Connecticut uses one unified statute, the Common Interest Ownership Act (CIOA, Conn. Gen. Stat. §§ 47-200 et seq.), for planned communities, condominiums, and cooperatives created on or after January 1, 1984.
CIOA's default to amend a declaration is generally the consent of owners holding at least 67% of the association's votes, but the recorded declaration may set a higher figure or a lower one (not below a simple majority) (§ 47-236).
Amendments that prohibit or materially restrict the permitted uses or occupancy of a unit generally require a higher 80% owner approval, a figure the declaration may raise but not lower (§ 47-236).

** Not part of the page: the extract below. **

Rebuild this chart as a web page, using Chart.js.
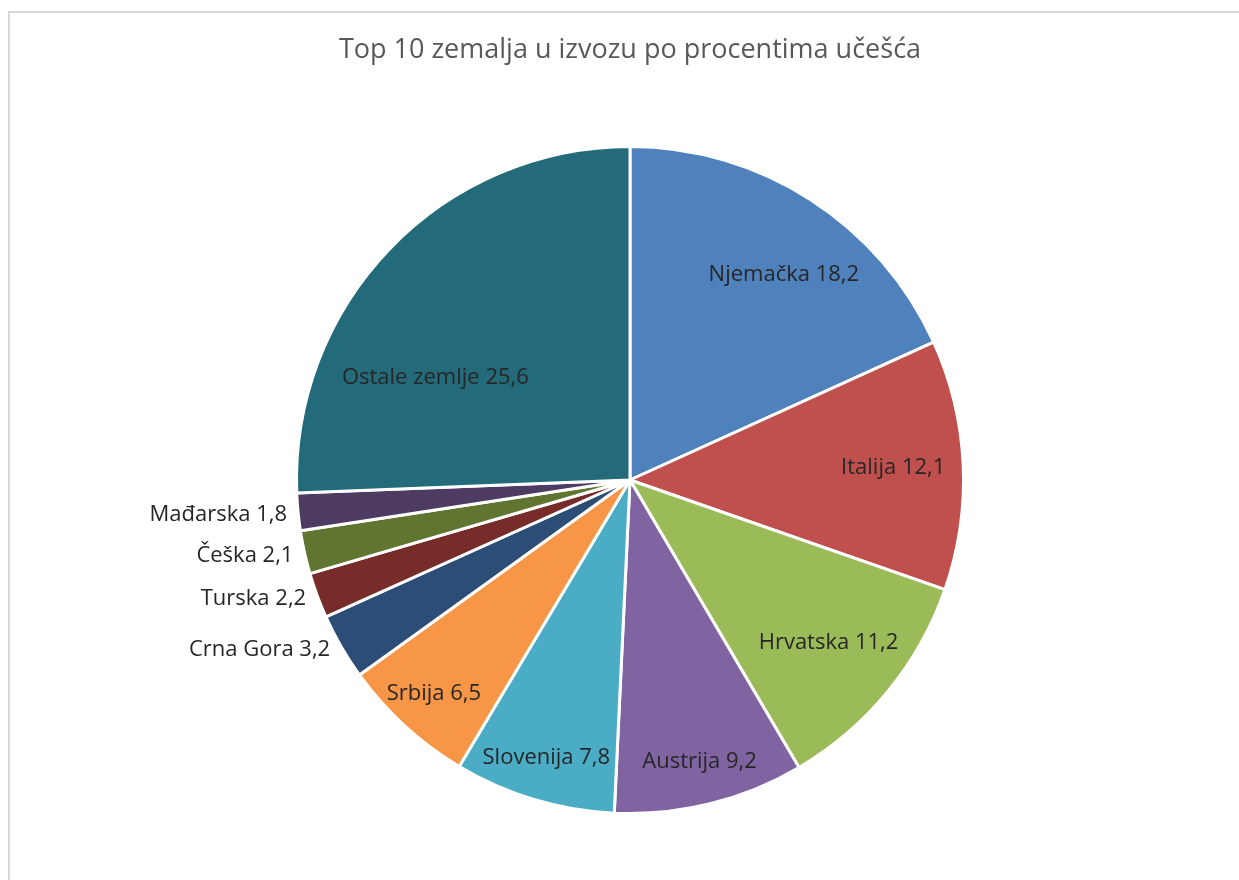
<!DOCTYPE html>
<html>
<head>
<meta charset="utf-8">
<script src="https://cdn.jsdelivr.net/npm/chart.js@4.4.1/dist/chart.umd.min.js"></script>
<style>
  html, body { margin: 0; padding: 0; background: #ffffff; }
  #wrap { position: relative; width: 1239px; height: 880px; overflow: hidden; }
  #frame { position: absolute; left: 8px; top: 11px; width: 1260px; height: 900px; border: 2px solid #d9d9d9; box-sizing: border-box; }
  canvas { position: absolute; left: 0; top: 0; }
</style>
</head>
<body>
<div id="wrap">
  <div id="frame"></div>
  <canvas id="c" width="1239" height="880"></canvas>
</div>
<script>
const chartTitle = 'Top 10 zemalja u izvozu po procentima učešća';
const categories = ['Njemačka', 'Italija', 'Hrvatska', 'Austrija', 'Slovenija', 'Srbija', 'Crna Gora', 'Turska', 'Češka', 'Mađarska', 'Ostale zemlje'];
const shares = [18.2, 12.1, 11.2, 9.2, 7.8, 6.5, 3.2, 2.2, 2.1, 1.8, 25.6];
const sliceColors = ['#4F81BD', '#C0504D', '#9BBB59', '#8064A2', '#4BACC6', '#F79646', '#2C4D75', '#772C2A', '#5F7530', '#4D3B62', '#236B7A'];
// label placement: 'in' = inside at radial fraction, 'out' = outside, left of slice
const labelMode = ['in', 'in', 'in', 'in', 'in', 'in', 'out', 'out', 'out', 'out', 'in'];
const labelRadius = [0.77, 0.79, 0.77, 0.87, 0.87, 0.87, 1, 1, 1, 1, 0.66];
const labelAngleShift = [0.07, 0, 0, 0, 0, 0, 0, 0, 0, 0, -0.28];

const fmt = v => String(v).replace('.', ',');

const labelPlugin = {
  id: 'sliceLabels',
  afterDraw(chart) {
    const ctx = chart.ctx;
    ctx.save();
    // title
    ctx.fillStyle = '#595959';
    ctx.font = '27px "Open Sans", "Noto Sans", sans-serif';
    ctx.textAlign = 'center';
    ctx.textBaseline = 'middle';
    ctx.fillText(chartTitle, 630, 50);

    const meta = chart.getDatasetMeta(0);
    ctx.font = '22px "Open Sans", "Noto Sans", sans-serif';
    ctx.fillStyle = '#262626';
    meta.data.forEach((arc, i) => {
      const p = arc.getProps(['x', 'y', 'startAngle', 'endAngle', 'outerRadius'], true);
      const mid = (p.startAngle + p.endAngle) / 2 + labelAngleShift[i];
      const text = categories[i] + ' ' + fmt(shares[i]);
      if (labelMode[i] === 'in') {
        const r = p.outerRadius * labelRadius[i];
        ctx.textAlign = 'center';
        ctx.fillText(text, p.x + Math.cos(mid) * r, p.y + Math.sin(mid) * r);
      } else {
        const r = p.outerRadius;
        ctx.textAlign = 'right';
        ctx.fillText(text, p.x + Math.cos(mid) * r - 11, p.y + Math.sin(mid) * r + 3);
      }
    });
    ctx.restore();
  }
};

new Chart(document.getElementById('c'), {
  type: 'pie',
  data: {
    labels: categories,
    datasets: [{
      data: shares,
      backgroundColor: sliceColors,
      borderColor: '#ffffff',
      borderWidth: 3,
      hoverOffset: 0
    }]
  },
  options: {
    responsive: false,
    animation: false,
    layout: { padding: { left: 295, right: 274, top: 145, bottom: 65 } },
    plugins: {
      legend: { display: false },
      title: { display: false },
      tooltip: { enabled: false }
    }
  },
  plugins: [labelPlugin]
});
</script>
</body>
</html>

Certain amendments, such as changing a unit's allocated interests or boundaries, increasing the number of units, or creating or increasing special declarant rights, generally need the consent of every affected owner rather than just a supermajority (§ 47-236).
CIOA generally authorizes electronic and paper ballots, proxy voting (with a 15% cap on undirected proxies), and votes taken with or without a meeting, in person, electronically, or hybrid (§ 47-252).
A vote without a meeting generally requires a ballot stating each action and the approval percentage and a return deadline of at least three days; the statute does not itself mandate a secret ballot, so secrecy is a matter of the bylaws or practice (§ 47-252).
An amendment generally becomes effective only when recorded in the land records of every town where the community is located; Connecticut records at the town level and no state agency approves the amendment (§ 47-236).
Condominiums created before 1984 may instead be governed by the Condominium Act of 1976 (Conn. Gen. Stat. §§ 47-68a et seq.), which can carry different approval thresholds, so the community's creation date matters.